— INPUT ROWS —
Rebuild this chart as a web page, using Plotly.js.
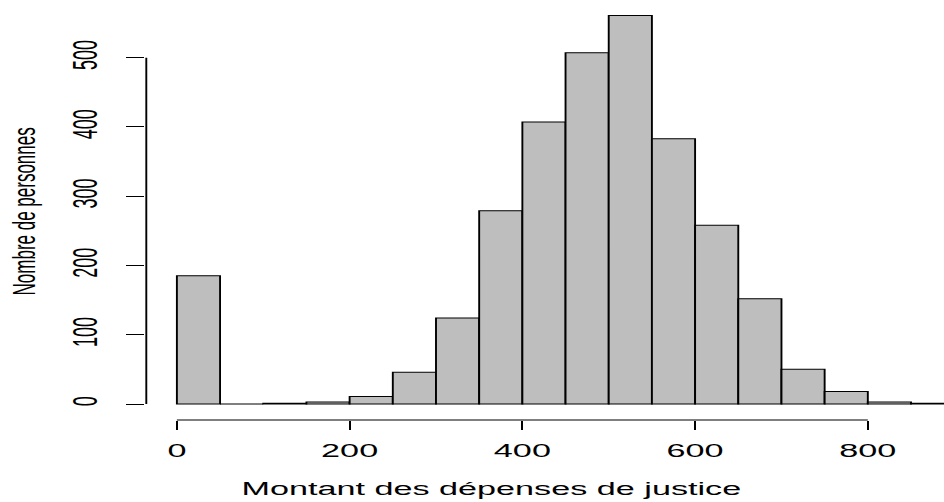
<!DOCTYPE html>
<html>
<head>
<meta charset="utf-8">
<script src="https://cdn.plot.ly/plotly-3.0.1.min.js"></script>
<style>
  html, body { margin: 0; padding: 0; background: #ffffff; overflow: hidden; }
  #wrap { width: 944px; height: 502px; overflow: hidden; position: relative; }
  #chart { position: absolute; left: 0; top: 0; transform-origin: 0 0; }
</style>
</head>
<body>
<div id="wrap"><div id="chart"></div></div>
<script>
// ---- data ----
const breaks = [0, 50, 100, 150, 200, 250, 300, 350, 400, 450, 500, 550, 600, 650, 700, 750, 800, 850, 900];
const counts = [185, 0, 1, 3, 11, 46, 124, 279, 407, 507, 561, 383, 258, 152, 50, 18, 3, 1];
const xTickVals = [0, 200, 400, 600, 800];
const yTickVals = [0, 100, 200, 300, 400, 500];
const xTitle = "Montant des dépenses de justice";
const yTitle = "Nombre de personnes";

// ---- layout geometry (screen pixels of the reference) ----
const S = 1.9;               // horizontal stretch of the reference image
const W = 944 / S, H = 502;
const px = v => v / S;       // screen x -> unscaled x
const X0 = px(176.3), X800 = px(867.5), YAX = px(145.7);
const Y0 = 404, Y500 = 57.7, XAX = 420, TOP = 3;

const l = YAX;
const xper = (X800 - X0) / 800;
const xmin = (l - X0) / xper, xmax = (W - X0) / xper;
const yper = (Y0 - Y500) / 500;
const ymin = -(XAX - Y0) / yper, ymax = (Y0 - TOP) / yper;

const mids = counts.map((c, i) => (breaks[i] + breaks[i + 1]) / 2);
const widths = counts.map((c, i) => breaks[i + 1] - breaks[i]);

const font = "Liberation Sans, Arial, Helvetica, sans-serif";

const trace = {
  type: "bar",
  x: mids,
  y: counts,
  width: widths,
  marker: { color: "#BEBEBE", line: { color: "#000000", width: 1 } },
  hoverinfo: "none"
};

const pw = W - l;
const layout = {
  width: W, height: H,
  margin: { l: l, r: 0, t: TOP, b: H - XAX, pad: 0 },
  paper_bgcolor: "#ffffff", plot_bgcolor: "#ffffff",
  showlegend: false,
  bargap: 0,
  font: { family: font, size: 18, color: "#000000" },
  xaxis: {
    range: [xmin, xmax], showgrid: false, zeroline: false, showline: false,
    tickmode: "array", tickvals: xTickVals, ticktext: xTickVals.map(String),
    ticks: "outside", ticklen: 9, tickwidth: 1, tickcolor: "#000000",
    ticklabelstandoff: 5,
    tickfont: { family: font, size: 18, color: "#000000" }
  },
  yaxis: {
    range: [ymin, ymax], showgrid: false, zeroline: false, showline: false,
    tickmode: "array", tickvals: yTickVals, ticktext: yTickVals.map(String),
    ticks: "outside", ticklen: 9.5, tickwidth: 1, tickcolor: "#000000",
    tickangle: -90, ticklabelstandoff: 8,
    tickfont: { family: font, size: 18, color: "#000000" }
  },
  shapes: [
    { type: "line", xref: "x", yref: "paper", x0: xTickVals[0], x1: xTickVals[xTickVals.length - 1], y0: 0, y1: 0,
      line: { color: "#000000", width: 1 } },
    { type: "line", xref: "paper", yref: "y", x0: 0, x1: 0, y0: yTickVals[0], y1: yTickVals[yTickVals.length - 1],
      line: { color: "#000000", width: 1 } }
  ],
  annotations: [
    { text: xTitle, xref: "paper", yref: "paper",
      x: (px(490) - l) / pw, y: (XAX - 489) / (XAX - TOP),
      xanchor: "center", yanchor: "middle", showarrow: false,
      font: { family: font, size: 18, color: "#000000" } },
    { text: yTitle, xref: "paper", yref: "paper",
      x: (px(24) - l) / pw, y: (XAX - 211.5) / (XAX - TOP),
      xanchor: "center", yanchor: "middle", showarrow: false, textangle: -90,
      font: { family: font, size: 17, color: "#000000" } }
  ]
};

const el = document.getElementById("chart");
el.style.width = W + "px";
el.style.height = H + "px";
el.style.transform = "scaleX(" + S + ")";
Plotly.newPlot(el, [trace], layout, { staticPlot: true, displayModeBar: false, responsive: false });
</script>
</body>
</html>
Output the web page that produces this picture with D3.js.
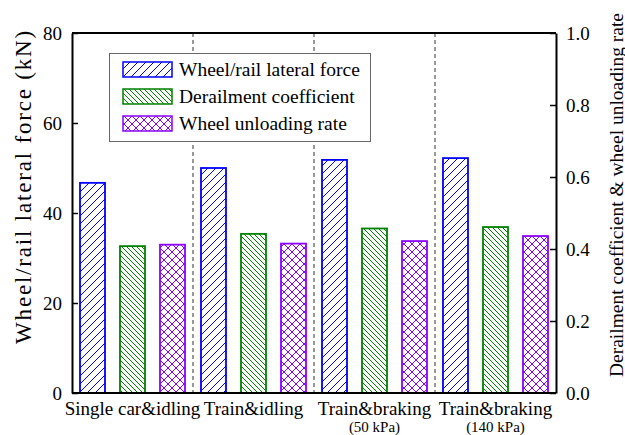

— GIVEN INSTRUCTION —
Copy out each line word for word, please, skipping the images.

— ANSWER —
Rebuild this chart as a web page, using Plotly.js.
<!DOCTYPE html>
<html>
<head>
<meta charset="utf-8">
<script src="https://cdn.plot.ly/plotly-3.0.1.min.js"></script>
<style>
  html, body { margin: 0; padding: 0; background: #ffffff; overflow: hidden; }
  #wrap { width: 944px; height: 502px; overflow: hidden; position: relative; }
  #chart { position: absolute; left: 0; top: 0; transform-origin: 0 0; }
</style>
</head>
<body>
<div id="wrap"><div id="chart"></div></div>
<script>
// ---- data ----
const breaks = [0, 50, 100, 150, 200, 250, 300, 350, 400, 450, 500, 550, 600, 650, 700, 750, 800, 850, 900];
const counts = [185, 0, 1, 3, 11, 46, 124, 279, 407, 507, 561, 383, 258, 152, 50, 18, 3, 1];
const xTickVals = [0, 200, 400, 600, 800];
const yTickVals = [0, 100, 200, 300, 400, 500];
const xTitle = "Montant des dépenses de justice";
const yTitle = "Nombre de personnes";

// ---- layout geometry (screen pixels of the reference) ----
const S = 1.9;               // horizontal stretch of the reference image
const W = 944 / S, H = 502;
const px = v => v / S;       // screen x -> unscaled x
const X0 = px(176.3), X800 = px(867.5), YAX = px(145.7);
const Y0 = 404, Y500 = 57.7, XAX = 420, TOP = 3;

const l = YAX;
const xper = (X800 - X0) / 800;
const xmin = (l - X0) / xper, xmax = (W - X0) / xper;
const yper = (Y0 - Y500) / 500;
const ymin = -(XAX - Y0) / yper, ymax = (Y0 - TOP) / yper;

const mids = counts.map((c, i) => (breaks[i] + breaks[i + 1]) / 2);
const widths = counts.map((c, i) => breaks[i + 1] - breaks[i]);

const font = "Liberation Sans, Arial, Helvetica, sans-serif";

const trace = {
  type: "bar",
  x: mids,
  y: counts,
  width: widths,
  marker: { color: "#BEBEBE", line: { color: "#000000", width: 1 } },
  hoverinfo: "none"
};

const pw = W - l;
const layout = {
  width: W, height: H,
  margin: { l: l, r: 0, t: TOP, b: H - XAX, pad: 0 },
  paper_bgcolor: "#ffffff", plot_bgcolor: "#ffffff",
  showlegend: false,
  bargap: 0,
  font: { family: font, size: 18, color: "#000000" },
  xaxis: {
    range: [xmin, xmax], showgrid: false, zeroline: false, showline: false,
    tickmode: "array", tickvals: xTickVals, ticktext: xTickVals.map(String),
    ticks: "outside", ticklen: 9, tickwidth: 1, tickcolor: "#000000",
    ticklabelstandoff: 5,
    tickfont: { family: font, size: 18, color: "#000000" }
  },
  yaxis: {
    range: [ymin, ymax], showgrid: false, zeroline: false, showline: false,
    tickmode: "array", tickvals: yTickVals, ticktext: yTickVals.map(String),
    ticks: "outside", ticklen: 9.5, tickwidth: 1, tickcolor: "#000000",
    tickangle: -90, ticklabelstandoff: 8,
    tickfont: { family: font, size: 18, color: "#000000" }
  },
  shapes: [
    { type: "line", xref: "x", yref: "paper", x0: xTickVals[0], x1: xTickVals[xTickVals.length - 1], y0: 0, y1: 0,
      line: { color: "#000000", width: 1 } },
    { type: "line", xref: "paper", yref: "y", x0: 0, x1: 0, y0: yTickVals[0], y1: yTickVals[yTickVals.length - 1],
      line: { color: "#000000", width: 1 } }
  ],
  annotations: [
    { text: xTitle, xref: "paper", yref: "paper",
      x: (px(490) - l) / pw, y: (XAX - 489) / (XAX - TOP),
      xanchor: "center", yanchor: "middle", showarrow: false,
      font: { family: font, size: 18, color: "#000000" } },
    { text: yTitle, xref: "paper", yref: "paper",
      x: (px(24) - l) / pw, y: (XAX - 211.5) / (XAX - TOP),
      xanchor: "center", yanchor: "middle", showarrow: false, textangle: -90,
      font: { family: font, size: 17, color: "#000000" } }
  ]
};

const el = document.getElementById("chart");
el.style.width = W + "px";
el.style.height = H + "px";
el.style.transform = "scaleX(" + S + ")";
Plotly.newPlot(el, [trace], layout, { staticPlot: true, displayModeBar: false, responsive: false });
</script>
</body>
</html>
Output the web page that produces this picture with D3.js.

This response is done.